On 23/08/2007, at 7:29 AM, Nicholas Cassimatis wrote:
And a TSM DB Backup takes (at least) one volume, so with physical cartridges, that's a whole tape. With VV's, you're only using the actual capacity of the backup, which is more efficient on space.
At the cost of some reliability. What happens if the particular tape the virtual volumes are on goes bad, and you're in a disaster needing a DB restore? I'd rather spend the extra money on tapes and know that if something goes bad, we'll at least be able to recover some of the data ...
(I'm seeing installations getting over 2TB on the new 3592/TS1120 drives - for a 60GB TSM DB Backup, that's VERY wasteful).

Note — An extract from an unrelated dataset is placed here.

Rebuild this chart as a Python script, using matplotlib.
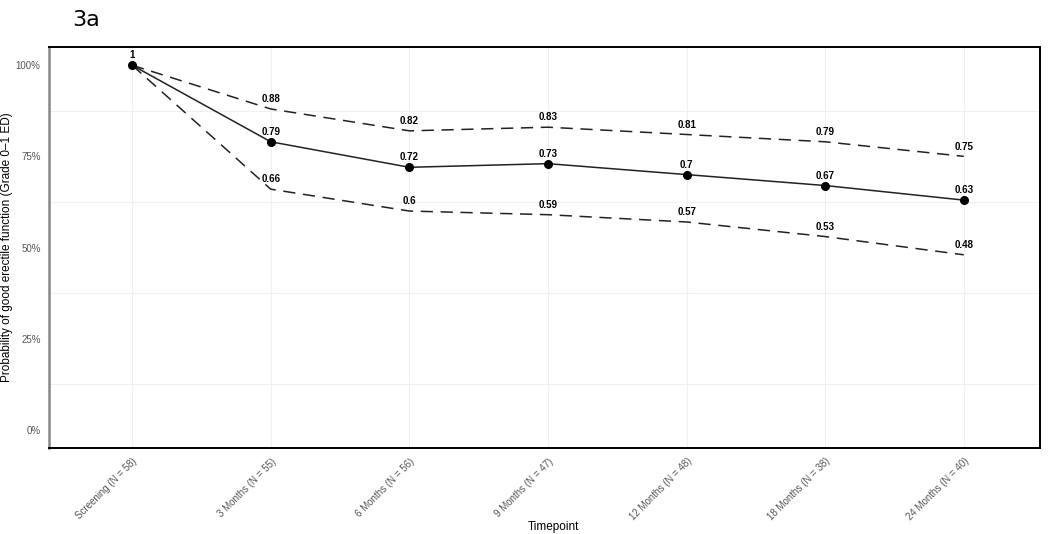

Well, why not do what we're doing soon? We currently have some 1200 LTO2 tapes, and are in the process of migrating from LTO2 to LTO4; (some of) the LTO2 tapes will be kept in the silo for database backups (along with a single LTO2 drive for writing to those tapes.) There's another silo with LTO3 volumes; some of the LTO2 tapes will be put into that silo for exactly the same reason (LTO3 drives will write LTO2 tapes, so there's no issue with needing an LTO2 drive in that silo, at least for the time being). Call me a conservative fuddy duddy if you want, but I prefer to keep the TSM database backups as simple as possible.